Le film de Margaret von Trotta consacré à Hannah Arendt est un peu pesant. Je m’en voudrais cependant de décourager d’aller le voir. Sa trame principale, soit le reportage d’Arendt en 1961-62 pour le New Yorker à Jerusalem lors du procès Eichmann, constitue en effet un angle excellent pour rendre sensible combien l’exercice d’une pensée libre n’est pas une question qui se pose seulement dans les régimes totalitaires. Hannah Arendt, qui a tant réfléchi sur ces derniers, en fait l’amère expérience à l’occasion de ces chroniques à travers laquelle elle thématise la notion de banalité du mal. L’expression, aujourd’hui quasi banalisée précisément, scandalise alors tous ceux qui veulent voir en Eichmann un monstre de perversité, là où elle découvre un minable bureaucrate exécutant les ordres sans se poser l’ombre d’une question.
Eichmann pendu depuis un demi-siècle, la banalité du mal n’a hélas pas disparu avec lui de notre monde. Elle est en vérité monnaie courante. Elle est à l’oeuvre à travers les institutions les plus respectées – OMC, FMI au premier chef- ,organisatrices méthodiques de la géopolitique de la faim dont Jean Ziegler a dressé le terrible tableau dans son ouvrage: Destruction massive (Seuil, 2011), une lecture dont on sort glacé. La planification était le nom de la banalité du mal dans l’économie socialiste; la libre concurrence est le sien dans l’économie capitaliste.

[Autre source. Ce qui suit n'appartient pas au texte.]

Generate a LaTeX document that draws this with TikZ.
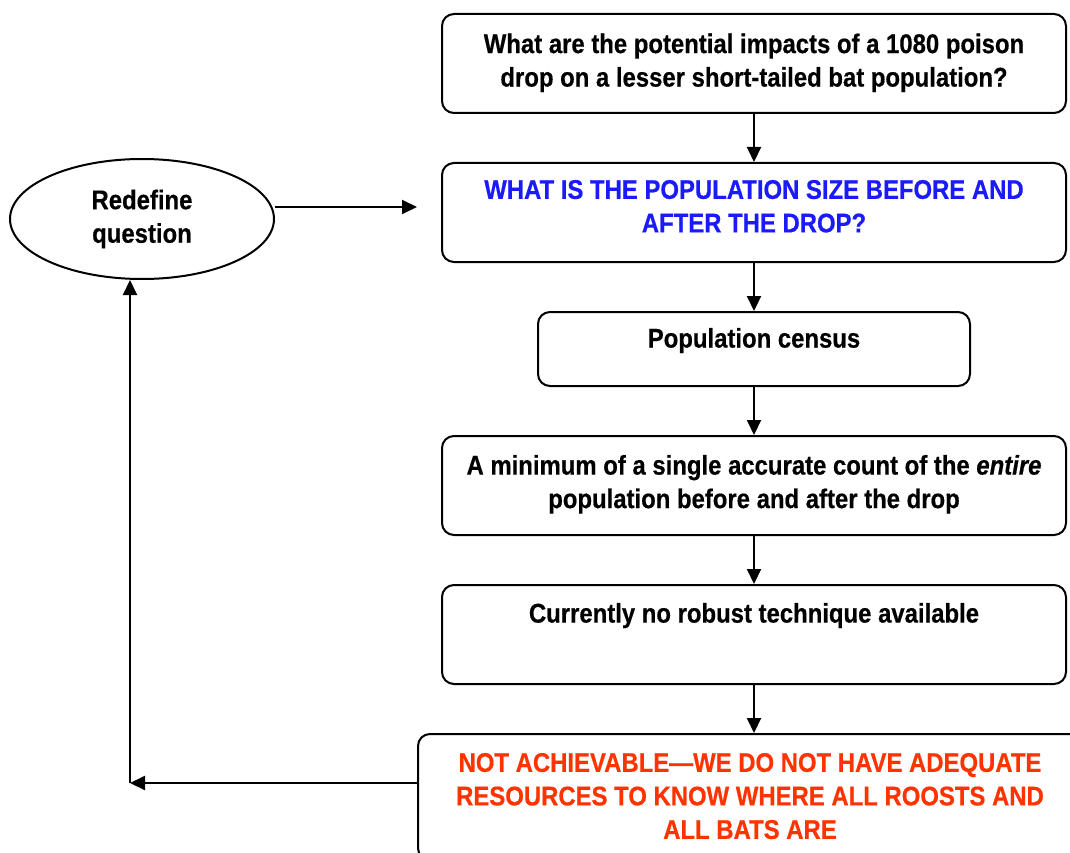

Reconnaissons aussi la banalité du mal dans des contextes moins dramatiques, mais qui le sont pourtant potentiellement. Par exemple, celui-ci: pendant 7 ans, les enfants d’un de nos plus grands esprits, le sinologue Pierre Ryckmans, alias Simon Leys, se sont vus dénier par l’administration des Affaires étrangères leur qualité de citoyens belges. Vivant en Australie, ils étaient chinois, taïwanais, anglais, tout ce qu’on voudra, mais belges, non, certainement pas, bien que déclarés tels depuis leur naissance! La cour d’appel vient, en deux heures de délibération, de renvoyer à néant tous les arguments procéduriers qu’on leur a opposés durant toutes ces années. Pourquoi, demandait Simon Leys ce matin dans La libre Belgique, l’Etat belge paye-t-il des juristes pour tenter de couvrir les bourdes ou les petitesses avérées de ses fonctionnaires et les protéger des conséquences de leurs méfaits ? Ne devrait-il pas plutôt les mettre au service de ses citoyens afin de faciliter leur existence en investiguant le bien-fondé de leurs plaintes ? De cet arbitraire administratif, combien de personnes sans le prestige et les ressources de Simon Leys n’ont-elles pas eu à pâtir? On sait ce qu’un passeport peut signifier de vital. Les gens bornés sont toujours dangereux, concluait Simon Leys, citant le Prince de Ligne. Un aphorisme qu’Hanna Arendt eût pu signer, elle aussi.